## Work instructions
Copy the records below exactly, starting at the line that contains "Write a LaTeX" and ending at the line that contains "rotate=90, inner sep=0pt]"; leave out any pictures.

## Material provided

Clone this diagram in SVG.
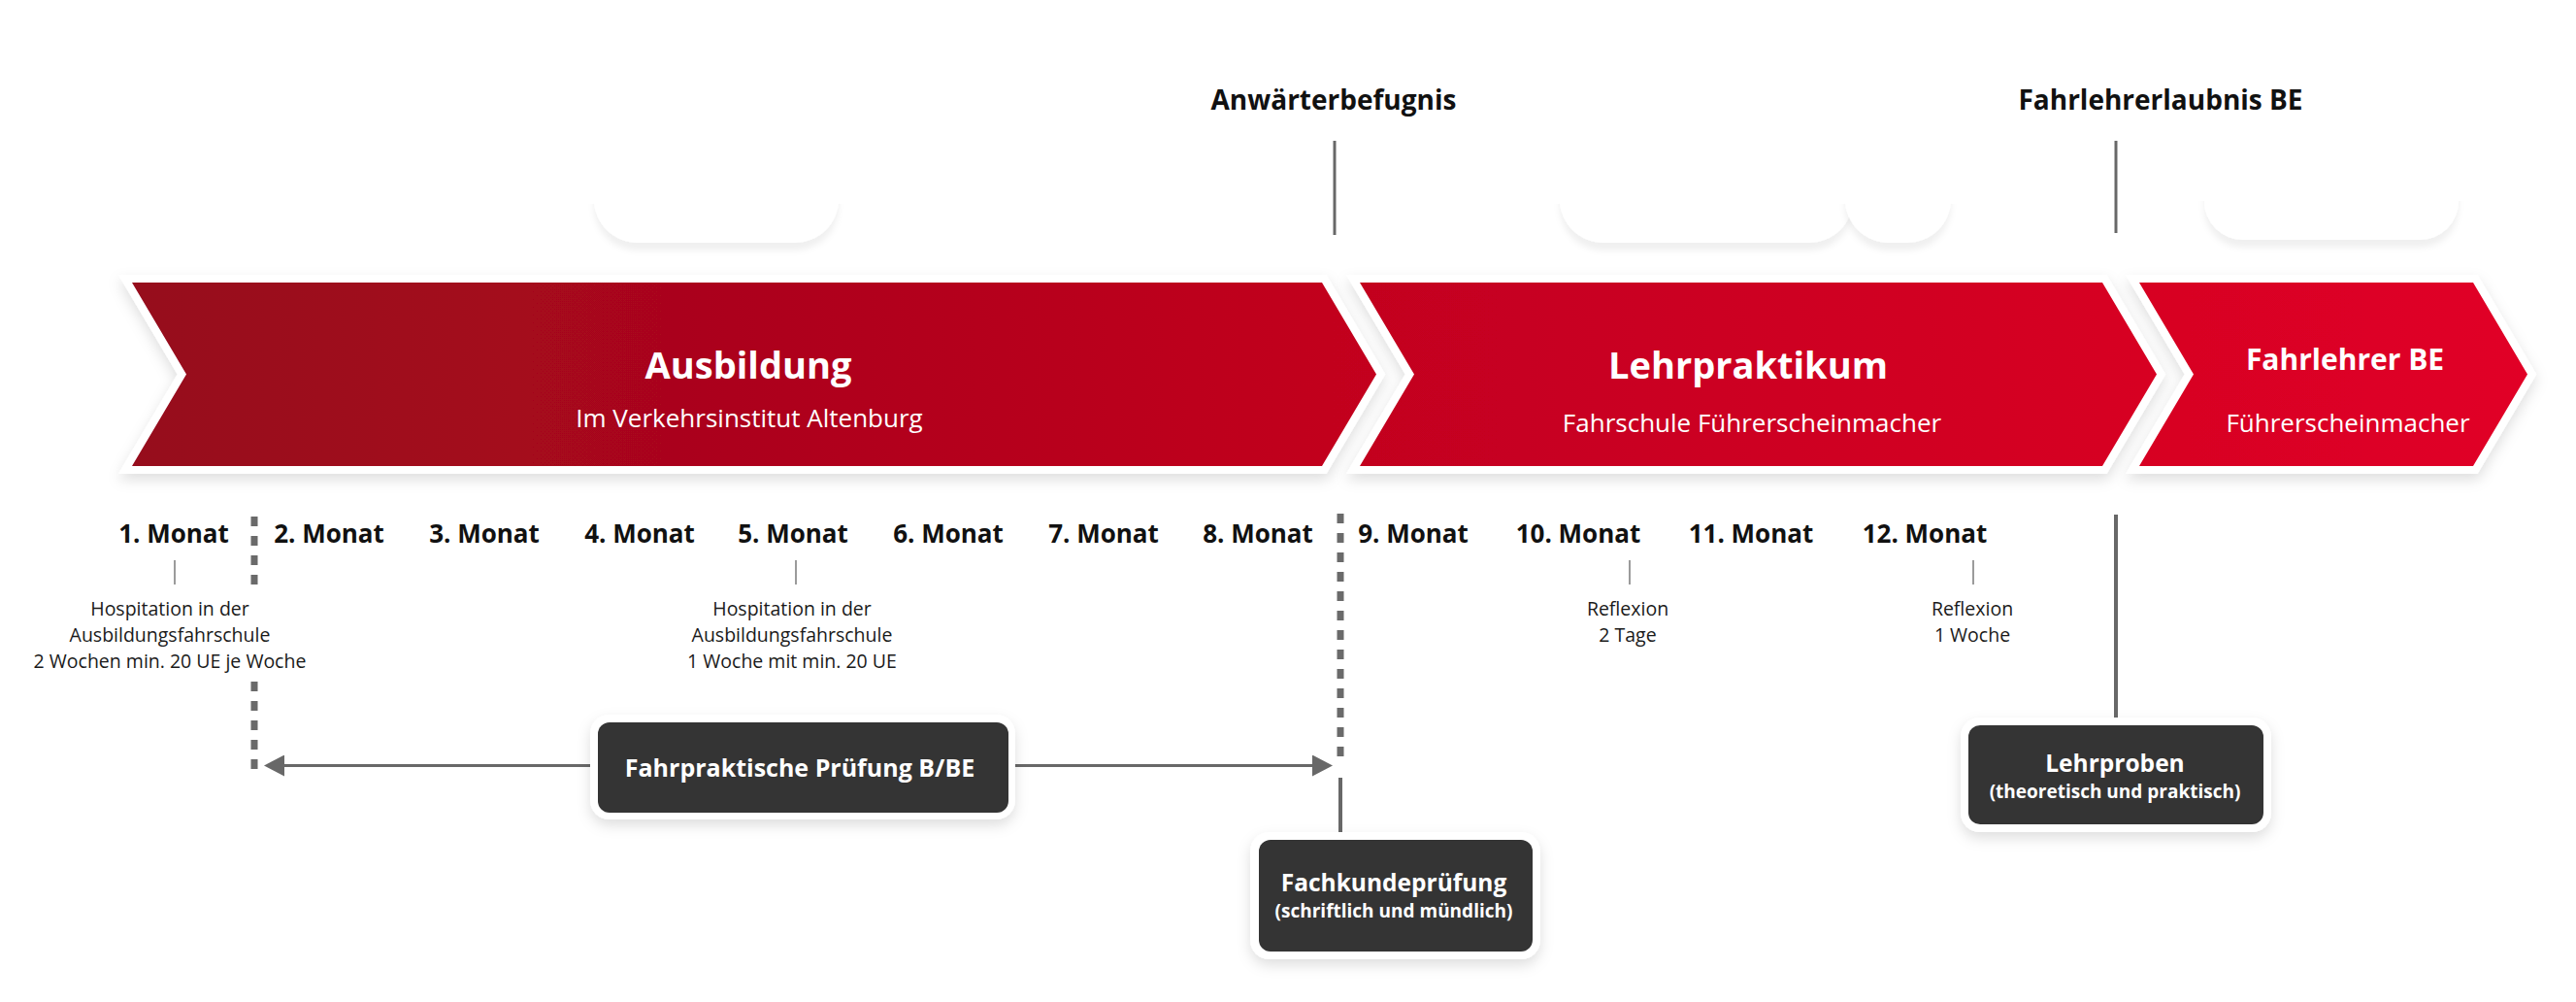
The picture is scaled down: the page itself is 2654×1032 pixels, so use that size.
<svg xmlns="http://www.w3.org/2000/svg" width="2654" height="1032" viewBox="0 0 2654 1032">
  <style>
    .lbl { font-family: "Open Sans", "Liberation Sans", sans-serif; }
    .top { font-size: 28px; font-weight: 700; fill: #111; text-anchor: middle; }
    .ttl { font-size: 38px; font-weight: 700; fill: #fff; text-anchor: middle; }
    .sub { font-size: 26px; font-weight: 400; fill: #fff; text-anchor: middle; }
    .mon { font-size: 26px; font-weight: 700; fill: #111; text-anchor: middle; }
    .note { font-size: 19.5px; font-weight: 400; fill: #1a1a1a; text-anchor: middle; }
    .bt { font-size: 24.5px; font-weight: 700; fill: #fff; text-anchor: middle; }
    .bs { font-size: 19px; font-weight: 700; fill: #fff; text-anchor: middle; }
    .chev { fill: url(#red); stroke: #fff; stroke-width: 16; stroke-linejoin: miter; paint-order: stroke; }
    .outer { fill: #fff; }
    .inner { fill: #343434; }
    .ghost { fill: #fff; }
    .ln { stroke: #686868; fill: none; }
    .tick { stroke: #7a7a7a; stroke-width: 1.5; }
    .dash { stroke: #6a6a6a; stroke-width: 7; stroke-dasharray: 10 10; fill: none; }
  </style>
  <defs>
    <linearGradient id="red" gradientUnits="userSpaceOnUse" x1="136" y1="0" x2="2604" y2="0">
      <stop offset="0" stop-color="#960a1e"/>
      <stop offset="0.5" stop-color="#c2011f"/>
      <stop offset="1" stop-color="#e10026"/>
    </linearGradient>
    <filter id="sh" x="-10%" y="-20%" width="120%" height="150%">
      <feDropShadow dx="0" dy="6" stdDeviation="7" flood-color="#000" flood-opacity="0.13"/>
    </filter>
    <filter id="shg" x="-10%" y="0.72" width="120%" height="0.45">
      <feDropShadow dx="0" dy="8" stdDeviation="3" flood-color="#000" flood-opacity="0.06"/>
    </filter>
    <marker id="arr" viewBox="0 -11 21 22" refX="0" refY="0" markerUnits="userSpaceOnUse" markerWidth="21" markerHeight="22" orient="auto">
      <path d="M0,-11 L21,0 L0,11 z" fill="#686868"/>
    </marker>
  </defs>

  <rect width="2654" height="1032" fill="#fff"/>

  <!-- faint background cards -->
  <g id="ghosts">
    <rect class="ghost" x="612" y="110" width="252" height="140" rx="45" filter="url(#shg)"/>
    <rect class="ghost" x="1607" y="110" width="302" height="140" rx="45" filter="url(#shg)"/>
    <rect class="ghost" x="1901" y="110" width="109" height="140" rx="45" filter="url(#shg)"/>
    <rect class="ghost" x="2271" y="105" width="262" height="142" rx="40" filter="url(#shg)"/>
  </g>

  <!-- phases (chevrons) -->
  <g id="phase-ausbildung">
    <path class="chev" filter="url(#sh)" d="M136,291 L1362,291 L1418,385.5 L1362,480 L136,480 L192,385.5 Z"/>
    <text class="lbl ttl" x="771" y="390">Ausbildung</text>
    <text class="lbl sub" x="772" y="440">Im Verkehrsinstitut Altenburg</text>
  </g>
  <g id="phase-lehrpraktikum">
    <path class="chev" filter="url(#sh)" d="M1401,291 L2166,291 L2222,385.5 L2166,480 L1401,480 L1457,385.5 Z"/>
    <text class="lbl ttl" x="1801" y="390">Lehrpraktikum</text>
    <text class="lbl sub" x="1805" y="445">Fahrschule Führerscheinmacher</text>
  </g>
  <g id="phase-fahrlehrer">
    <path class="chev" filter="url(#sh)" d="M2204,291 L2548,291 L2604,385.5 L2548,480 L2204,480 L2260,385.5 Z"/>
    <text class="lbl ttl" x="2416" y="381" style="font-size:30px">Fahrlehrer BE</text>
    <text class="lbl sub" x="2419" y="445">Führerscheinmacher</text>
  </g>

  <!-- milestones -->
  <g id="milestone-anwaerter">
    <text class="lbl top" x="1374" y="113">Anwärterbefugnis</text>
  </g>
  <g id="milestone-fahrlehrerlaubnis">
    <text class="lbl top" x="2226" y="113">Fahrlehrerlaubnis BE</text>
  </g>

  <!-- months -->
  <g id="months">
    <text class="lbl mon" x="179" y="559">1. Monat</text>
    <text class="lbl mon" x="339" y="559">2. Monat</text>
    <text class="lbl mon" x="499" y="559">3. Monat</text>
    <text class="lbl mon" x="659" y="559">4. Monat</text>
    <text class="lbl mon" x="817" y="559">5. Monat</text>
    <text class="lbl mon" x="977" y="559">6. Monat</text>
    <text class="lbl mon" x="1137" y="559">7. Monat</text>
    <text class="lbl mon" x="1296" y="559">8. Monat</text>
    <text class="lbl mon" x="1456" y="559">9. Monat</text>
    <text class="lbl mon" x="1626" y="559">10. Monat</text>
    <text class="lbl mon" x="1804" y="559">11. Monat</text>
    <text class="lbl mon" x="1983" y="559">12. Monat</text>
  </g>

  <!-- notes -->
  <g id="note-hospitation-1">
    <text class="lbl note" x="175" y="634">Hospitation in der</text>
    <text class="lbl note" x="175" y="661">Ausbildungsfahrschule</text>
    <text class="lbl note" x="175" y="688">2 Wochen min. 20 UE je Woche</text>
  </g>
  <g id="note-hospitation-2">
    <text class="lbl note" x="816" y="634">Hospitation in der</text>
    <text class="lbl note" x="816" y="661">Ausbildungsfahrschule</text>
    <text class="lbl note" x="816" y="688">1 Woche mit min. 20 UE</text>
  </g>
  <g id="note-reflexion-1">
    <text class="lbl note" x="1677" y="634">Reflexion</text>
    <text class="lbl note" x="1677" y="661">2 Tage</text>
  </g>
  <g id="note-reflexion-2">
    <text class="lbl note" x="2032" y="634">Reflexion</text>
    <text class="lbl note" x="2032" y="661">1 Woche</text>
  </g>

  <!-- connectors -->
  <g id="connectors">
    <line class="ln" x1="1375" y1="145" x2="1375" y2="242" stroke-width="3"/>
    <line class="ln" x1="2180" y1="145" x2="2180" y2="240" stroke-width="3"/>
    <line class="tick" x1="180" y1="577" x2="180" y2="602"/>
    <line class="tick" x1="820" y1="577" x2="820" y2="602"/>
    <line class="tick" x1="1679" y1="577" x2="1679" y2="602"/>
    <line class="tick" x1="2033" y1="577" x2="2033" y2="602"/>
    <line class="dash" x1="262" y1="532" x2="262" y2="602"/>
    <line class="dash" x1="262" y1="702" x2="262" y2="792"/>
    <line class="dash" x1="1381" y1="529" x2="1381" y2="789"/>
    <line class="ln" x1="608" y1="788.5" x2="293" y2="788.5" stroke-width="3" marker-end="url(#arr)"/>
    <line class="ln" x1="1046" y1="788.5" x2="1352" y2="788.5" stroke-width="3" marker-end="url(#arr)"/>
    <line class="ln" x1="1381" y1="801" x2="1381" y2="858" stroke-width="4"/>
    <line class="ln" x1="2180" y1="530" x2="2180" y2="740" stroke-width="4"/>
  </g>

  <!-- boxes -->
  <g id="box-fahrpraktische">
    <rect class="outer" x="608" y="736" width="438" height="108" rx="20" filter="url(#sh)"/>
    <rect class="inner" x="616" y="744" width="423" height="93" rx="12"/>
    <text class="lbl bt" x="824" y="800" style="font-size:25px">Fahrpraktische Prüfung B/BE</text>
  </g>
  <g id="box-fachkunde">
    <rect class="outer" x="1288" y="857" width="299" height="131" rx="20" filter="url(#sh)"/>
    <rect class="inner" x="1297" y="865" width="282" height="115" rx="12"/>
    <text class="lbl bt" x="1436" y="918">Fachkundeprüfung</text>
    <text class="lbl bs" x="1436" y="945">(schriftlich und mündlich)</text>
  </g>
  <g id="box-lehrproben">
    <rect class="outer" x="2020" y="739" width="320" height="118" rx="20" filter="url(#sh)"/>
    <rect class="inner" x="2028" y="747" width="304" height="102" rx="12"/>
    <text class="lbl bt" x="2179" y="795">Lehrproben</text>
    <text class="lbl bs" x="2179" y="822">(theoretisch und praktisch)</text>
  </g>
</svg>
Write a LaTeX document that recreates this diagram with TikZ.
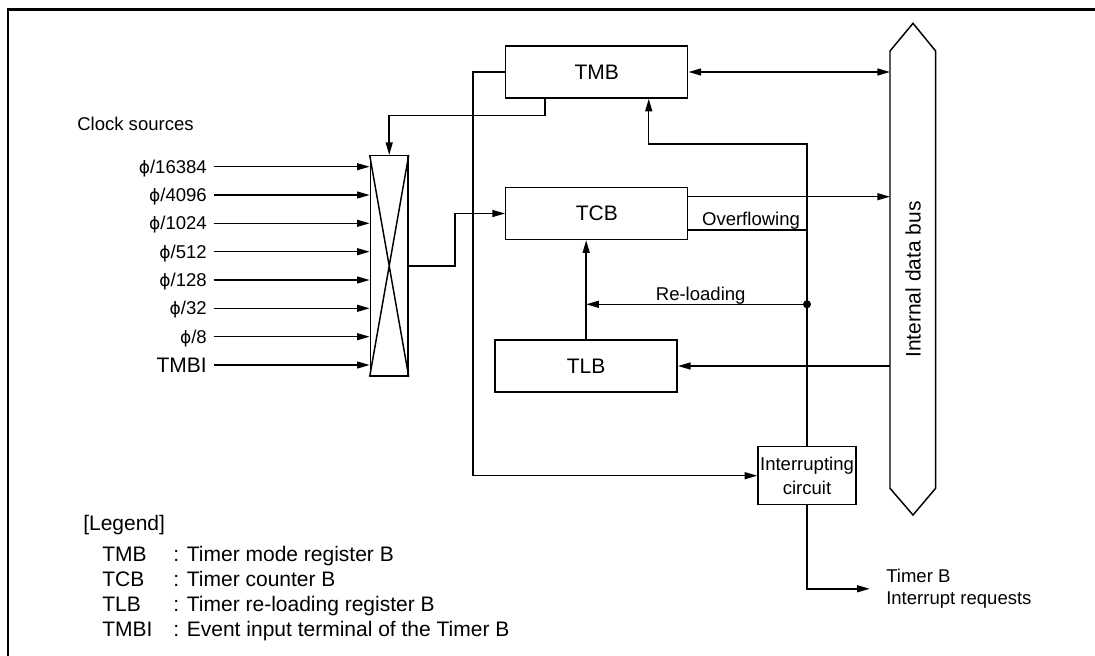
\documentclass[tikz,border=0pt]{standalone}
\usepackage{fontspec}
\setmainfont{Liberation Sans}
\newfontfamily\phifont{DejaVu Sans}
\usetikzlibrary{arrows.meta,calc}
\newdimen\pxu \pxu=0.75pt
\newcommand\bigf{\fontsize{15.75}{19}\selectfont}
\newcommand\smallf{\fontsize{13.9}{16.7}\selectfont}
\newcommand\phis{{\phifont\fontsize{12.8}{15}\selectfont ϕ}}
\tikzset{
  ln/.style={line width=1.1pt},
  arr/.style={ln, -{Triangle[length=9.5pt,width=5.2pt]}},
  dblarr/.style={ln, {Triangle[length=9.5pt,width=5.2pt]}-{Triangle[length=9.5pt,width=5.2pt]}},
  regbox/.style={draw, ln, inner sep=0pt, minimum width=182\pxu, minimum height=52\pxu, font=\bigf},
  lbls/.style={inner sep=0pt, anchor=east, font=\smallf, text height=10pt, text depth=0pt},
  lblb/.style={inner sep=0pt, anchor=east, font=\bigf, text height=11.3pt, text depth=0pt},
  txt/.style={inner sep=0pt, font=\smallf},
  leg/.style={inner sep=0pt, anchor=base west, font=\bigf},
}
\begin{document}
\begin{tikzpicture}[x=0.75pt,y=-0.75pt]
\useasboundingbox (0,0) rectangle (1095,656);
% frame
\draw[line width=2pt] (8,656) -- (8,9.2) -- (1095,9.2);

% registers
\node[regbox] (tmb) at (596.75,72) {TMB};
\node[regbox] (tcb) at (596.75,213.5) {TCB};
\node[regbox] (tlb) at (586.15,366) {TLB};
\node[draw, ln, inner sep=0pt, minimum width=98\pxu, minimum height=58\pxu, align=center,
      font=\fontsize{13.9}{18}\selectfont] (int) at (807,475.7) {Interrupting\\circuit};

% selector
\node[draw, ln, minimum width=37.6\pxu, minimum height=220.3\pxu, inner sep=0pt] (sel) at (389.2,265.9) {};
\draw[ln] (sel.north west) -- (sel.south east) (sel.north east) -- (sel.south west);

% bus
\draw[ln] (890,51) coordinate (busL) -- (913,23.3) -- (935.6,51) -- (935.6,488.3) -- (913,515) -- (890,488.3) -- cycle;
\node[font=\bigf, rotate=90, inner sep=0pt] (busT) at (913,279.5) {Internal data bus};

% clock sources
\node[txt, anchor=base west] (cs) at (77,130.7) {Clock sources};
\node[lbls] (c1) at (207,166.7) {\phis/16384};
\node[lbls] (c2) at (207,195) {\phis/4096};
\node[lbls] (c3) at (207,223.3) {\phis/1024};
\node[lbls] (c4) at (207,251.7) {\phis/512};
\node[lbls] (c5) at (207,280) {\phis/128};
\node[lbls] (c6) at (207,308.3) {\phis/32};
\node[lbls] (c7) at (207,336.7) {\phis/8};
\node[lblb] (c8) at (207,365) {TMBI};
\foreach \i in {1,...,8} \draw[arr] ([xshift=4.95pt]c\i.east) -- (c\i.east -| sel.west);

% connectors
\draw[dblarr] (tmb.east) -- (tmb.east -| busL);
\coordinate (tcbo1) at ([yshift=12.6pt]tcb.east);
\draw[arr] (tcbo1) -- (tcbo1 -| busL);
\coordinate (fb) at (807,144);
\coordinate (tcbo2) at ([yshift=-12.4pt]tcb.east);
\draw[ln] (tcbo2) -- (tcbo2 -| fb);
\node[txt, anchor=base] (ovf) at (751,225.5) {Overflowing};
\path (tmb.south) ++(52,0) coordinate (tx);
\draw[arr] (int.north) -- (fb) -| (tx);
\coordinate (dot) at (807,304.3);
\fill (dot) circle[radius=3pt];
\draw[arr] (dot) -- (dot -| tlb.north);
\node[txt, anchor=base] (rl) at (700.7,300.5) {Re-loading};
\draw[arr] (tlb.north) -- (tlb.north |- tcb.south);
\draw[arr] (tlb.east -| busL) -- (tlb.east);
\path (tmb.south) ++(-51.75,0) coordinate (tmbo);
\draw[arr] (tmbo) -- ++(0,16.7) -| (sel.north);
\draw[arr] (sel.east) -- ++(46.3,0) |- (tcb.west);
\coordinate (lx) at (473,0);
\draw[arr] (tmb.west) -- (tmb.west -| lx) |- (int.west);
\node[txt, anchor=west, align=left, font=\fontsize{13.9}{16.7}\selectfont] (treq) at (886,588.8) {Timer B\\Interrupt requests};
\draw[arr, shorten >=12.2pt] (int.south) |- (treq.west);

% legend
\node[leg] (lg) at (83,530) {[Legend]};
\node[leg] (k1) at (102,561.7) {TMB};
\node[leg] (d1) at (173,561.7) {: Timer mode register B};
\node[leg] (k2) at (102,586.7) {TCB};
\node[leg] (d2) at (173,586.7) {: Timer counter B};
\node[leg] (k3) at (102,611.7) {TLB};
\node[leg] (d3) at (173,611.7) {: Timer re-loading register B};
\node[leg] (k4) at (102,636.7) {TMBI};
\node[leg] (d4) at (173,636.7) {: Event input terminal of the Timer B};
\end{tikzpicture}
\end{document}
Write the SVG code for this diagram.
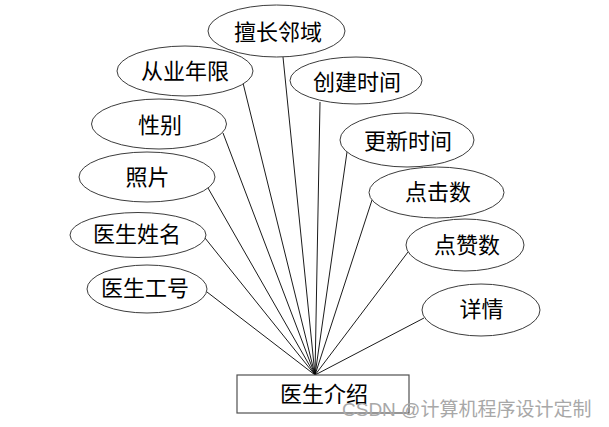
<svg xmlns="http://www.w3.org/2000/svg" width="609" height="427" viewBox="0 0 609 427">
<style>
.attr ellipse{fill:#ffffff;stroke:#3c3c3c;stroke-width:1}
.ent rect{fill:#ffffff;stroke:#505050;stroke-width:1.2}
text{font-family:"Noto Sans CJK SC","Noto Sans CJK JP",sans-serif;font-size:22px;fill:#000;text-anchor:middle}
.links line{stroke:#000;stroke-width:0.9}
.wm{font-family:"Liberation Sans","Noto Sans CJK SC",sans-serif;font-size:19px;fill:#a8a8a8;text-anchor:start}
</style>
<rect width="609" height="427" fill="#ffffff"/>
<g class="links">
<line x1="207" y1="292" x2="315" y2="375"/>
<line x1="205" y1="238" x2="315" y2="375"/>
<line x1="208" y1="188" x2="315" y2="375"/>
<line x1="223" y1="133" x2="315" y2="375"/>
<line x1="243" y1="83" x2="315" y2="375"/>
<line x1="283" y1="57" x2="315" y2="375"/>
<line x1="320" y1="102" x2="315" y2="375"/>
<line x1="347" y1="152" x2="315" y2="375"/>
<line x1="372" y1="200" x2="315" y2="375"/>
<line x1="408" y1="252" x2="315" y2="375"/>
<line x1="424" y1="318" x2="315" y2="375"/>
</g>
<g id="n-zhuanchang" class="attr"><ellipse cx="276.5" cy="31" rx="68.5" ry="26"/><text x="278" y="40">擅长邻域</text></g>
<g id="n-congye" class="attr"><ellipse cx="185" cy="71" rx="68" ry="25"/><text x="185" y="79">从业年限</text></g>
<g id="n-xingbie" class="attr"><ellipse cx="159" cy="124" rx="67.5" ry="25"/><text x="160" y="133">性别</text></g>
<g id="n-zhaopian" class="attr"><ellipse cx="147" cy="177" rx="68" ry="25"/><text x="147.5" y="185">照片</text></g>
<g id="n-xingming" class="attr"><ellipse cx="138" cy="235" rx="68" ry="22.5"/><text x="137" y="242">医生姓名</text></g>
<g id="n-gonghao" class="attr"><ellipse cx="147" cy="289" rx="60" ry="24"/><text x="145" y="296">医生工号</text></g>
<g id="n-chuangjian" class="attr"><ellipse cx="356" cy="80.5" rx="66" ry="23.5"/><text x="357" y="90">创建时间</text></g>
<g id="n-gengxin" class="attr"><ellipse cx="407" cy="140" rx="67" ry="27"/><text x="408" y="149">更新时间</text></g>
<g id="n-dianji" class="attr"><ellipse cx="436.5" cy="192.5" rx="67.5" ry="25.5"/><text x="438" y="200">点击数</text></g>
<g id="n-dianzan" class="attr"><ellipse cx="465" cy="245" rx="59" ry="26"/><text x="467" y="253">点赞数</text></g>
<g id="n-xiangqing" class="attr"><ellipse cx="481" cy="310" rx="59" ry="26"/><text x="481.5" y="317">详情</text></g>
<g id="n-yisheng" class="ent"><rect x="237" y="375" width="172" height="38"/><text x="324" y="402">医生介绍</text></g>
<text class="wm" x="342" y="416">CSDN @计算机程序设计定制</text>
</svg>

## Exercise response
Write a LaTeX document that recreates this diagram with TikZ.
\documentclass[tikz,border=0pt]{standalone}
\usepackage{fontspec}
\setmainfont{Liberation Sans}
\newfontfamily\phifont{DejaVu Sans}
\usetikzlibrary{arrows.meta,calc}
\newdimen\pxu \pxu=0.75pt
\newcommand\bigf{\fontsize{15.75}{19}\selectfont}
\newcommand\smallf{\fontsize{13.9}{16.7}\selectfont}
\newcommand\phis{{\phifont\fontsize{12.8}{15}\selectfont ϕ}}
\tikzset{
  ln/.style={line width=1.1pt},
  arr/.style={ln, -{Triangle[length=9.5pt,width=5.2pt]}},
  dblarr/.style={ln, {Triangle[length=9.5pt,width=5.2pt]}-{Triangle[length=9.5pt,width=5.2pt]}},
  regbox/.style={draw, ln, inner sep=0pt, minimum width=182\pxu, minimum height=52\pxu, font=\bigf},
  lbls/.style={inner sep=0pt, anchor=east, font=\smallf, text height=10pt, text depth=0pt},
  lblb/.style={inner sep=0pt, anchor=east, font=\bigf, text height=11.3pt, text depth=0pt},
  txt/.style={inner sep=0pt, font=\smallf},
  leg/.style={inner sep=0pt, anchor=base west, font=\bigf},
}
\begin{document}
\begin{tikzpicture}[x=0.75pt,y=-0.75pt]
\useasboundingbox (0,0) rectangle (1095,656);
% frame
\draw[line width=2pt] (8,656) -- (8,9.2) -- (1095,9.2);

% registers
\node[regbox] (tmb) at (596.75,72) {TMB};
\node[regbox] (tcb) at (596.75,213.5) {TCB};
\node[regbox] (tlb) at (586.15,366) {TLB};
\node[draw, ln, inner sep=0pt, minimum width=98\pxu, minimum height=58\pxu, align=center,
      font=\fontsize{13.9}{18}\selectfont] (int) at (807,475.7) {Interrupting\\circuit};

% selector
\node[draw, ln, minimum width=37.6\pxu, minimum height=220.3\pxu, inner sep=0pt] (sel) at (389.2,265.9) {};
\draw[ln] (sel.north west) -- (sel.south east) (sel.north east) -- (sel.south west);

% bus
\draw[ln] (890,51) coordinate (busL) -- (913,23.3) -- (935.6,51) -- (935.6,488.3) -- (913,515) -- (890,488.3) -- cycle;
\node[font=\bigf, rotate=90, inner sep=0pt] (busT) at (913,279.5) {Internal data bus};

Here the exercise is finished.